Exercise requirements:
Reproduce, please, only the lines from the first line below to the line containing "b_yticks = [90, 95, 100, 105]", inclusive.

Listing:
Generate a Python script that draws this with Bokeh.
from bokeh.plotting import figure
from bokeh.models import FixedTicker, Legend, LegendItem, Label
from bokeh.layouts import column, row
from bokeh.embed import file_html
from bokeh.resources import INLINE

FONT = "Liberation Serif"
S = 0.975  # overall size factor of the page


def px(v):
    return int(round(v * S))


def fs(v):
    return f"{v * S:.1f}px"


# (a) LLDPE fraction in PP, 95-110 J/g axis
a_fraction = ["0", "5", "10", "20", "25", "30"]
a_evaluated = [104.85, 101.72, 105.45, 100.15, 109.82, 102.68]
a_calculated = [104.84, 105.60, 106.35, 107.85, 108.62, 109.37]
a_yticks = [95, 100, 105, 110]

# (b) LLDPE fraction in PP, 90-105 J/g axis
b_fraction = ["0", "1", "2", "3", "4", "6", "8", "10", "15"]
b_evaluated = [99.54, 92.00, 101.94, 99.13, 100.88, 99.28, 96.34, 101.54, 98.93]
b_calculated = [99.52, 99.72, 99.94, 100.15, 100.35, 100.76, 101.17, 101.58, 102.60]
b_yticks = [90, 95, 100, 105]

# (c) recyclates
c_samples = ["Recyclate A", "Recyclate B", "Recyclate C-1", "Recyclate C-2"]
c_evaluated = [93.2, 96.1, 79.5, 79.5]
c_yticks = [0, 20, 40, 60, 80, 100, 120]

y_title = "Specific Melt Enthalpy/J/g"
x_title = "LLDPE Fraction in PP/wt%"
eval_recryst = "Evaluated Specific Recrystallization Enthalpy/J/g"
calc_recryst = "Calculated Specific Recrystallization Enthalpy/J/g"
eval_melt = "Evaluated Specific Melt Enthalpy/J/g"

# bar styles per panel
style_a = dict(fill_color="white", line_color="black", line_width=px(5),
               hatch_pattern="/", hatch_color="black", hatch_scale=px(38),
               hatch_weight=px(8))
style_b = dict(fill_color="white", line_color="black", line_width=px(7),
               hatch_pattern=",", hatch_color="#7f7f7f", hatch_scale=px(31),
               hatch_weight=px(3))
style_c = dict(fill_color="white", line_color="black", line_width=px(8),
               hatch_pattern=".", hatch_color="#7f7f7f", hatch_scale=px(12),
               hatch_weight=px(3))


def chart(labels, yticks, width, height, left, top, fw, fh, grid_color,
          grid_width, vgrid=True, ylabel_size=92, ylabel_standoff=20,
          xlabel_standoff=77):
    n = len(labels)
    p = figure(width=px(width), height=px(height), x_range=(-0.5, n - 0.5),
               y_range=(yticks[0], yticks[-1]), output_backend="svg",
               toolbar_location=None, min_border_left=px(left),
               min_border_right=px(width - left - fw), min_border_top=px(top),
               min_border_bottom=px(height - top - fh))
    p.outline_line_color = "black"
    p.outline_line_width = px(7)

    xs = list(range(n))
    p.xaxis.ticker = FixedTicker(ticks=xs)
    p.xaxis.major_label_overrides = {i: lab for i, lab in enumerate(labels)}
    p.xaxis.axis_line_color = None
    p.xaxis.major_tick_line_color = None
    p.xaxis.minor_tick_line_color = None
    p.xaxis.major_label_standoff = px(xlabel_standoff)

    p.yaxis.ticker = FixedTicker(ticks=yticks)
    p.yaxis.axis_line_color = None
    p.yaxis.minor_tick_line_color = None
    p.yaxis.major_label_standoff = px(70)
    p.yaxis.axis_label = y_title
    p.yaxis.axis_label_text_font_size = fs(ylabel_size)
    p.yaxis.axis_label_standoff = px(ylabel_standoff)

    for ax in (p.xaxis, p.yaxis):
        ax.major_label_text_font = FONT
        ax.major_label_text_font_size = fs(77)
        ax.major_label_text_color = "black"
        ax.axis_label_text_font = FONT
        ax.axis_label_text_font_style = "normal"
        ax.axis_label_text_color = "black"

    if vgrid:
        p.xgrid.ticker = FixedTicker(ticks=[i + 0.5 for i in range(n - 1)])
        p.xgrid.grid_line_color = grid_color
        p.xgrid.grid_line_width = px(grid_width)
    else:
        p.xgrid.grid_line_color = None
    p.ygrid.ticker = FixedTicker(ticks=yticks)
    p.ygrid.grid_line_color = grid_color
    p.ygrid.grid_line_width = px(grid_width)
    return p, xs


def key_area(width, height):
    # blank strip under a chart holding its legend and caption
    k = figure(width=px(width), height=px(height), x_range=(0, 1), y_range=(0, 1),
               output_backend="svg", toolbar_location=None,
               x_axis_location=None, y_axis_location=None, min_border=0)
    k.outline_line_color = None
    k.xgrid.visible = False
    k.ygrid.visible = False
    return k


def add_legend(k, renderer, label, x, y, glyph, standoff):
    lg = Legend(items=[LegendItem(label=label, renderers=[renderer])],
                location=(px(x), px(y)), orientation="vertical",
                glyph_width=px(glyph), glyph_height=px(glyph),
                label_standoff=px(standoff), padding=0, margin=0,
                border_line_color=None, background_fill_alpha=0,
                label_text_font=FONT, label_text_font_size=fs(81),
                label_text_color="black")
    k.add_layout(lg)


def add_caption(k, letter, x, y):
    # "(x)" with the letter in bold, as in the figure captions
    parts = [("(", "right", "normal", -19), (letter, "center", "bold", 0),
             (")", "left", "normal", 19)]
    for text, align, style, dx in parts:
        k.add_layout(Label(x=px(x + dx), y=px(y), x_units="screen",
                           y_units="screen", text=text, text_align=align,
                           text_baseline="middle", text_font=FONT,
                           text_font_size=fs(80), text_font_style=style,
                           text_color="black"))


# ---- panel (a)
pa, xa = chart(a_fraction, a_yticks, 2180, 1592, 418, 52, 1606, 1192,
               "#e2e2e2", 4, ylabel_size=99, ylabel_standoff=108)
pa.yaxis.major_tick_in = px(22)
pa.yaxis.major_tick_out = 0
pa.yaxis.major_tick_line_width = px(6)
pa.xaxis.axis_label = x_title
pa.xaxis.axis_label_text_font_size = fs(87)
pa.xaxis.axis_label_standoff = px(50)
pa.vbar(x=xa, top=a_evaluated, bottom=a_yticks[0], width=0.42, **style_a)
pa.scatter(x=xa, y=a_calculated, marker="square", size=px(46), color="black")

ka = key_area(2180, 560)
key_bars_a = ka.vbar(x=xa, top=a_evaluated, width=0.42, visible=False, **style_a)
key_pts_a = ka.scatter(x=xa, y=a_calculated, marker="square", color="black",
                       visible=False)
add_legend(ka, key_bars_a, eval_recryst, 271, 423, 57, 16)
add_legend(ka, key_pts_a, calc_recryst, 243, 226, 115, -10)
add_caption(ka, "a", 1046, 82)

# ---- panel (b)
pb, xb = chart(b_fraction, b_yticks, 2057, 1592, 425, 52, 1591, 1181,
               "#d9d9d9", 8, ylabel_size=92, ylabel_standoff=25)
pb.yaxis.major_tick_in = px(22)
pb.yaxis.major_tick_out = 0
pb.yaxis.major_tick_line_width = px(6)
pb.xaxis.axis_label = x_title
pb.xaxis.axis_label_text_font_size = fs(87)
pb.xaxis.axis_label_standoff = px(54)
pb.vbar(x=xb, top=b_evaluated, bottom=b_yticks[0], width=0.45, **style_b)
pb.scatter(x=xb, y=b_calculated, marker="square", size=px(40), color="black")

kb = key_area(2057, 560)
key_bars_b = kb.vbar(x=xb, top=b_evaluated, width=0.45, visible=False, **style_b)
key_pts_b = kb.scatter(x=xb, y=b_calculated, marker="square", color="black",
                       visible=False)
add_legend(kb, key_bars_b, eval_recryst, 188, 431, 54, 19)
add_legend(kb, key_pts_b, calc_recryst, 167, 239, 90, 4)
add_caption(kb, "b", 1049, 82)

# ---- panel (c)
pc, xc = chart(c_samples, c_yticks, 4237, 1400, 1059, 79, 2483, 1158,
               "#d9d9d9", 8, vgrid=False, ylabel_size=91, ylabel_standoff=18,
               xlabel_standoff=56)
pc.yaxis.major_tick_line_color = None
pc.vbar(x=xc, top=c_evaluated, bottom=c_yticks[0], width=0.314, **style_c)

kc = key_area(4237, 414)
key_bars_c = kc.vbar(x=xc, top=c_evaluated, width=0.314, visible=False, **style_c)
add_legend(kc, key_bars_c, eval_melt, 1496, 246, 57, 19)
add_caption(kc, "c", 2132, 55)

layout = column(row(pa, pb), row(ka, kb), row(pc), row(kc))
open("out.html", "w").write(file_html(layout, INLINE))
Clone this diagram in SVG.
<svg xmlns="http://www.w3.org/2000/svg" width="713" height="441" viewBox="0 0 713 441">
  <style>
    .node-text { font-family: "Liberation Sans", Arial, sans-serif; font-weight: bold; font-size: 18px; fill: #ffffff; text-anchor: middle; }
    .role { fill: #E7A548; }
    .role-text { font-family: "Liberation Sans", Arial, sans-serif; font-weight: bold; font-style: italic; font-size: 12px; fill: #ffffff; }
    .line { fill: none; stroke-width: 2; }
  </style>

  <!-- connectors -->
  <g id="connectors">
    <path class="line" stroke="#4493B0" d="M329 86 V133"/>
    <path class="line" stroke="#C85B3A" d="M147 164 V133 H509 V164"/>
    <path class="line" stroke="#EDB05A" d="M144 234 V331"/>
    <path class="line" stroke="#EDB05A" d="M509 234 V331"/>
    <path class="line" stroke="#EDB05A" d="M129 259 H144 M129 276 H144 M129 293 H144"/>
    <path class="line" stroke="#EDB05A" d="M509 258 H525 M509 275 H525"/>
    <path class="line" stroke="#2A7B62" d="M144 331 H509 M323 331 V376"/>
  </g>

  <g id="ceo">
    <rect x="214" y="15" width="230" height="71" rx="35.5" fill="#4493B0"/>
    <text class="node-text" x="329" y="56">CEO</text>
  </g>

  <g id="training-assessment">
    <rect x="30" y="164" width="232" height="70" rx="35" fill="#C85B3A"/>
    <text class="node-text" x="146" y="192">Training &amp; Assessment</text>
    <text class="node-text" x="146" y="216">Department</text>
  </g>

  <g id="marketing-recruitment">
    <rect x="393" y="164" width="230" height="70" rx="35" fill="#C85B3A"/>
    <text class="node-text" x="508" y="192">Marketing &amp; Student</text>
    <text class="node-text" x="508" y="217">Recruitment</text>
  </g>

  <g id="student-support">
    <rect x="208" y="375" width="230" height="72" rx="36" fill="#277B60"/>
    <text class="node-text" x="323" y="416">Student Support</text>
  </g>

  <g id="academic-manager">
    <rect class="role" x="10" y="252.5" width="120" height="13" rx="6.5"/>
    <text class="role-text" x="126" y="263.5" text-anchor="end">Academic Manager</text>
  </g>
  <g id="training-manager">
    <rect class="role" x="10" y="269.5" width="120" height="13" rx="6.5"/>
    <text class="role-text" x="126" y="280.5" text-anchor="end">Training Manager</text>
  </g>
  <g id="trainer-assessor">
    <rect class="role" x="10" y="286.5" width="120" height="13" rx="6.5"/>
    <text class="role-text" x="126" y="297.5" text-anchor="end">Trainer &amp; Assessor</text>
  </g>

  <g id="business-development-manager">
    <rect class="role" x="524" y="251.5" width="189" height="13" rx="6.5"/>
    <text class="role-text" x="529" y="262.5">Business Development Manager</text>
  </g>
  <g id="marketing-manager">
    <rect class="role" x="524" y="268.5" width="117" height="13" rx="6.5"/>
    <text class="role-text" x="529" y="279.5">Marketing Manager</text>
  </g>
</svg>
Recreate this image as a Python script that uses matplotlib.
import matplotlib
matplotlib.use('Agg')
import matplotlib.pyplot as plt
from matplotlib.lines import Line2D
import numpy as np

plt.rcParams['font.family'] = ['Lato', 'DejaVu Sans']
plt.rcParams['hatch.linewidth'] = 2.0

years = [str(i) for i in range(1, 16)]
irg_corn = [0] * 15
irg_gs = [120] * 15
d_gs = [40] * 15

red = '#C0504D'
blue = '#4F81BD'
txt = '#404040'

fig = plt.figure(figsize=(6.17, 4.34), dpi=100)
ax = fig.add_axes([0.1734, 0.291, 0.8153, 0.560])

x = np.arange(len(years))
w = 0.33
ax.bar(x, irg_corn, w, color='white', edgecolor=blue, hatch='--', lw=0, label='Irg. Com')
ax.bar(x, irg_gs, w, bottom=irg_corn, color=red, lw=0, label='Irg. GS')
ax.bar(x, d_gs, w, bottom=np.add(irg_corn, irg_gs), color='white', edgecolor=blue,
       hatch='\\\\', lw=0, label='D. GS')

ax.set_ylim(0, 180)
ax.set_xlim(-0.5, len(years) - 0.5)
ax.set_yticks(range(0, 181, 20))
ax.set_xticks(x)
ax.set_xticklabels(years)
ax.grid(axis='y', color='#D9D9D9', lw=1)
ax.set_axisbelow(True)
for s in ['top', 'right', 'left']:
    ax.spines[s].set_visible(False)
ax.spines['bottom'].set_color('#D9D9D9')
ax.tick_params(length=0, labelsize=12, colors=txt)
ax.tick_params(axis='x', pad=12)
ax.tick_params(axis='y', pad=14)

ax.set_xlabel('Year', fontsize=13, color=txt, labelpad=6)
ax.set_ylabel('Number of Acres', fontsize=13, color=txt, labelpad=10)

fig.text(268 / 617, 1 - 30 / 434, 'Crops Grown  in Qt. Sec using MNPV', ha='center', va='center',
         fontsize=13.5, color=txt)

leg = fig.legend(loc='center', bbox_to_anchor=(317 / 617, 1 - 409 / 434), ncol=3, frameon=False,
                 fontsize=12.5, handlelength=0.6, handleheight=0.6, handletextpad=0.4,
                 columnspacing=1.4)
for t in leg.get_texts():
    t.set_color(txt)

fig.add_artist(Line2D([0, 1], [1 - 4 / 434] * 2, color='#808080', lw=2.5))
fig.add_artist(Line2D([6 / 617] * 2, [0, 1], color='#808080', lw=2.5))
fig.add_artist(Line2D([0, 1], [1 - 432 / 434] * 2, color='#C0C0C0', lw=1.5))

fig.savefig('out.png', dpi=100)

Exercise response:
Generate a Python script that draws this with Bokeh.
from bokeh.plotting import figure
from bokeh.models import FixedTicker, Legend, LegendItem, Label
from bokeh.layouts import column, row
from bokeh.embed import file_html
from bokeh.resources import INLINE

FONT = "Liberation Serif"
S = 0.975  # overall size factor of the page


def px(v):
    return int(round(v * S))


def fs(v):
    return f"{v * S:.1f}px"


# (a) LLDPE fraction in PP, 95-110 J/g axis
a_fraction = ["0", "5", "10", "20", "25", "30"]
a_evaluated = [104.85, 101.72, 105.45, 100.15, 109.82, 102.68]
a_calculated = [104.84, 105.60, 106.35, 107.85, 108.62, 109.37]
a_yticks = [95, 100, 105, 110]

# (b) LLDPE fraction in PP, 90-105 J/g axis
b_fraction = ["0", "1", "2", "3", "4", "6", "8", "10", "15"]
b_evaluated = [99.54, 92.00, 101.94, 99.13, 100.88, 99.28, 96.34, 101.54, 98.93]
b_calculated = [99.52, 99.72, 99.94, 100.15, 100.35, 100.76, 101.17, 101.58, 102.60]
b_yticks = [90, 95, 100, 105]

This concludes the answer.